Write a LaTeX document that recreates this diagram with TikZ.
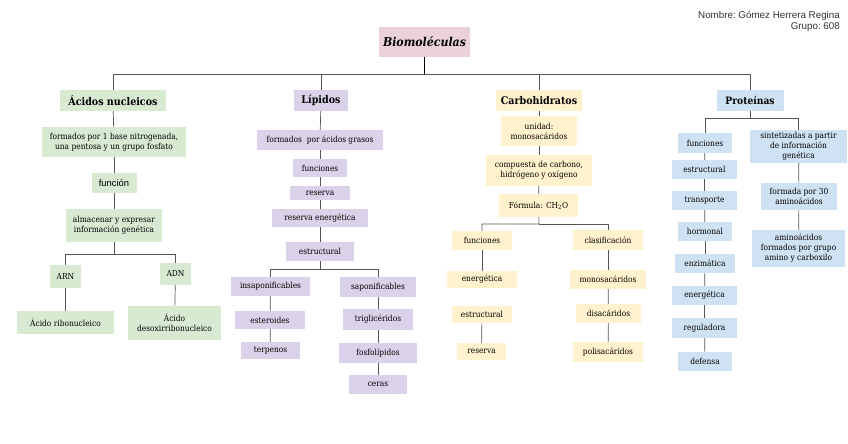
\documentclass[tikz,border=0pt]{standalone}
\usepackage{fontspec}
\setmainfont{DejaVu Serif Condensed}
\newfontfamily\sansf{Liberation Sans}
\newfontfamily\headf{DejaVu Serif Condensed}
\definecolor{cgreen}{HTML}{D9EAD3}
\definecolor{cpurple}{HTML}{D9D2E9}
\definecolor{cyellow}{HTML}{FFF2CC}
\definecolor{cblue}{HTML}{CFE2F3}
\definecolor{cpink}{HTML}{EAD1DC}
\definecolor{cline}{HTML}{555555}
\begin{document}
\begin{tikzpicture}[x=1pt,y=-1pt,
  bx/.style={inner sep=0pt, align=center, font=\fontsize{8.3}{10}\selectfont, text=black},
  gb/.style={bx, fill=cgreen},
  pb/.style={bx, fill=cpurple},
  yb/.style={bx, fill=cyellow},
  bb/.style={bx, fill=cblue},
  hd/.style={inner sep=0pt, align=center, font=\headf\bfseries\fontsize{10.6}{12}\selectfont},
  cn/.style={draw=cline, line width=0.7pt},
  sz/.style 2 args={minimum width=#1, minimum height=#2}]
\useasboundingbox (0,0) rectangle (848,444);
\fill[white] (0,0) rectangle (848,444);

% name
\node[anchor=north east, align=right, inner sep=0pt, font=\sansf\fontsize{9.8}{11.5}\selectfont, text=black!80] (nom) at (840,11) {Nombre:\ Gómez Herrera Regina\\Grupo:\ 608};

% title
\node[inner sep=0pt, fill=cpink, sz={91}{30}, font=\headf\bfseries\itshape\fontsize{12.2}{14}\selectfont] (bio) at (424.5,42) {Biomoléculas};

% headings
\node[hd, fill=cgreen, sz={106}{21}] (aci) at (113,100.5) {Ácidos nucleicos};
\node[hd, fill=cpurple, sz={54}{21}] (lip) at (321,100.5) {Lípidos};
\node[hd, fill=cyellow, sz={86}{21}] (car) at (539,100.5) {Carbohidratos};
\node[hd, fill=cblue, sz={67}{21}, font=\headf\bfseries\fontsize{10.2}{12}\selectfont] (pro) at (750,100.5) {Proteínas};

\coordinate (top) at (424.5,74);
\draw[black, line width=1pt] (bio.south) -- (top);
\draw[cn] (top) -| (aci.north);
\draw[cn] (top) -| (lip.north);
\draw[cn] (top) -| (car.north);
\draw[cn] (top) -| (pro.north);

% Acidos nucleicos
\node[gb, sz={144}{30}] (a1) at (114,142) {formados por 1 base nitrogenada,\\una pentosa y un grupo fosfato};
\node[gb, sz={45}{20}, font=\sansf\fontsize{9.4}{11}\selectfont] (a2) at (114,183) {función};
\node[gb, sz={96}{33}] (a3) at (114,225.5) {almacenar y expresar\\información genética};
\node[gb, sz={31}{23}] (a4) at (65.5,276.5) {ARN};
\node[gb, sz={31}{22}] (a5) at (175.5,274) {ADN};
\node[gb, sz={97}{23}] (a6) at (65.5,322.5) {Ácido ribonucleico};
\node[gb, sz={93}{34}] (a7) at (174.5,323) {Ácido\\desoxirribonucleico};
\draw[cn] (aci) -- (a1);
\draw[cn] (a1) -- (a2);
\draw[cn] (a2) -- (a3);
\coordinate (ab) at (114,254);
\draw[cn] (a3) -- (ab) -| (a4.north);
\draw[cn] (ab) -| (a5.north);
\draw[cn] (a4) -- (a6);
\draw[cn] (a5) -- (a7);

% Lipidos
\node[pb, sz={126}{20}] (l1) at (320,140) {formados\ \ por ácidos grasos};
\node[pb, sz={54}{18}] (l2) at (320,168) {funciones};
\node[pb, sz={60}{14}] (l3) at (320,193) {reserva};
\node[pb, sz={96}{18}] (l4) at (320,218) {reserva energética};
\node[pb, sz={68}{19}] (l5) at (320,251.5) {estructural};
\node[pb, sz={79}{19}] (l6) at (270.5,286.5) {insaponificables};
\node[pb, sz={76}{20}] (l7) at (378,287) {saponificables};
\node[pb, sz={70}{18}] (l8) at (270,320) {esteroides};
\node[pb, sz={59}{17}] (l9) at (270.5,350.5) {terpenos};
\node[pb, sz={70}{21}] (l10) at (378,319.5) {triglicéridos};
\node[pb, sz={78}{20}] (l11) at (378,353) {fosfolípidos};
\node[pb, sz={58}{19}] (l12) at (378,384.5) {ceras};
\draw[cn] (lip) -- (l1);
\draw[cn] (l1) -- (l2);
\draw[cn] (l2) -- (l3);
\draw[cn] (l3) -- (l4);
\draw[cn] (l4) -- (l5);
\coordinate (lb) at (320,269);
\draw[cn] (l5) -- (lb) -| (l6.north);
\draw[cn] (lb) -| (l7.north);
\draw[cn] (l6) -- (l8);
\draw[cn] (l8) -- (l9);
\draw[cn] (l7) -- (l10);
\draw[cn] (l10) -- (l11);
\draw[cn] (l11) -- (l12);

% Carbohidratos
\node[yb, sz={76}{30}] (c1) at (539,131) {unidad:\\monosacáridos};
\node[yb, sz={106}{31}] (c2) at (539,170.5) {compuesta de carbono,\\hidrógeno y oxígeno};
\node[yb, sz={79}{23}] (c3) at (538.5,205.5) {Fórmula: CH\textsubscript{2}O};
\node[yb, sz={60}{19}] (c4) at (482,240.5) {funciones};
\node[yb, sz={70}{20}] (c5) at (608,240) {clasificación};
\node[yb, sz={70}{17}] (c6) at (482,279.5) {energética};
\node[yb, sz={60}{17}] (c7) at (482,314.5) {estructural};
\node[yb, sz={49}{17}] (c8) at (481.5,351.5) {reserva};
\node[yb, sz={76}{19}] (c9) at (608,279.5) {monosacáridos};
\node[yb, sz={65}{19}] (c10) at (608.5,313.5) {disacáridos};
\node[yb, sz={70}{20}] (c11) at (608,352) {polisacáridos};
\draw[cn] (car) -- (c1);
\draw[cn] (c1) -- (c2);
\draw[cn] (c2) -- (c3);
\coordinate (cb) at (539,224);
\draw[cn] (c3) -- (cb) -| (c4.north);
\draw[cn] (cb) -| (c5.north);
\draw[cn] (c4) -- (c6);
\draw[cn] (c7) -- (c8);
\draw[cn] (c5) -- (c9);
\draw[cn] (c9) -- (c10);
\draw[cn] (c10) -- (c11);

% Proteinas
\node[bb, sz={54}{20}] (p1) at (705,143) {funciones};
\node[bb, sz={65}{19}] (p2) at (704.5,169.5) {estructural};
\node[bb, sz={65}{19}] (p3) at (704.5,200.5) {transporte};
\node[bb, sz={54}{19}] (p4) at (705,231.5) {hormonal};
\node[bb, sz={60}{19}] (p5) at (705,263.5) {enzimática};
\node[bb, sz={65}{19}] (p6) at (704.5,295.5) {energética};
\node[bb, sz={65}{20}] (p7) at (704.5,328) {reguladora};
\node[bb, sz={54}{19}] (p8) at (705,361.5) {defensa};
\node[bb, sz={97}{33}] (p9) at (798.5,146.5) {sintetizadas a partir\\de información\\genética};
\node[bb, sz={76}{27}] (p10) at (799,196.5) {formada por 30\\aminoácidos};
\node[bb, sz={93}{37}] (p11) at (798.5,248.5) {aminoácidos\\formados por grupo\\amino y carboxilo};
\coordinate (pb) at (750,118);
\draw[cn] (pro) -- (pb) -| (p1.north);
\draw[cn] (pb) -| (p9.north);
\draw[cn] (p1) -- (p2);
\draw[cn] (p2) -- (p3);
\draw[cn] (p3) -- (p4);
\draw[cn] (p4) -- (p5);
\draw[cn] (p5) -- (p6);
\draw[cn] (p6) -- (p7);
\draw[cn] (p7) -- (p8);
\draw[cn] (p9) -- (p10);
\draw[cn] (p10) -- (p11);
\end{tikzpicture}
\end{document}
-------
**Work instructions**
Each line from the top of the material through the line containing "(bio) at (424.5,42)" should be reproduced exactly; please drop any images.

**Result below**
Write a LaTeX document that recreates this diagram with TikZ.
\documentclass[tikz,border=0pt]{standalone}
\usepackage{fontspec}
\setmainfont{DejaVu Serif Condensed}
\newfontfamily\sansf{Liberation Sans}
\newfontfamily\headf{DejaVu Serif Condensed}
\definecolor{cgreen}{HTML}{D9EAD3}
\definecolor{cpurple}{HTML}{D9D2E9}
\definecolor{cyellow}{HTML}{FFF2CC}
\definecolor{cblue}{HTML}{CFE2F3}
\definecolor{cpink}{HTML}{EAD1DC}
\definecolor{cline}{HTML}{555555}
\begin{document}
\begin{tikzpicture}[x=1pt,y=-1pt,
  bx/.style={inner sep=0pt, align=center, font=\fontsize{8.3}{10}\selectfont, text=black},
  gb/.style={bx, fill=cgreen},
  pb/.style={bx, fill=cpurple},
  yb/.style={bx, fill=cyellow},
  bb/.style={bx, fill=cblue},
  hd/.style={inner sep=0pt, align=center, font=\headf\bfseries\fontsize{10.6}{12}\selectfont},
  cn/.style={draw=cline, line width=0.7pt},
  sz/.style 2 args={minimum width=#1, minimum height=#2}]
\useasboundingbox (0,0) rectangle (848,444);
\fill[white] (0,0) rectangle (848,444);

% name
\node[anchor=north east, align=right, inner sep=0pt, font=\sansf\fontsize{9.8}{11.5}\selectfont, text=black!80] (nom) at (840,11) {Nombre:\ Gómez Herrera Regina\\Grupo:\ 608};

% title
\node[inner sep=0pt, fill=cpink, sz={91}{30}, font=\headf\bfseries\itshape\fontsize{12.2}{14}\selectfont] (bio) at (424.5,42) {Biomoléculas};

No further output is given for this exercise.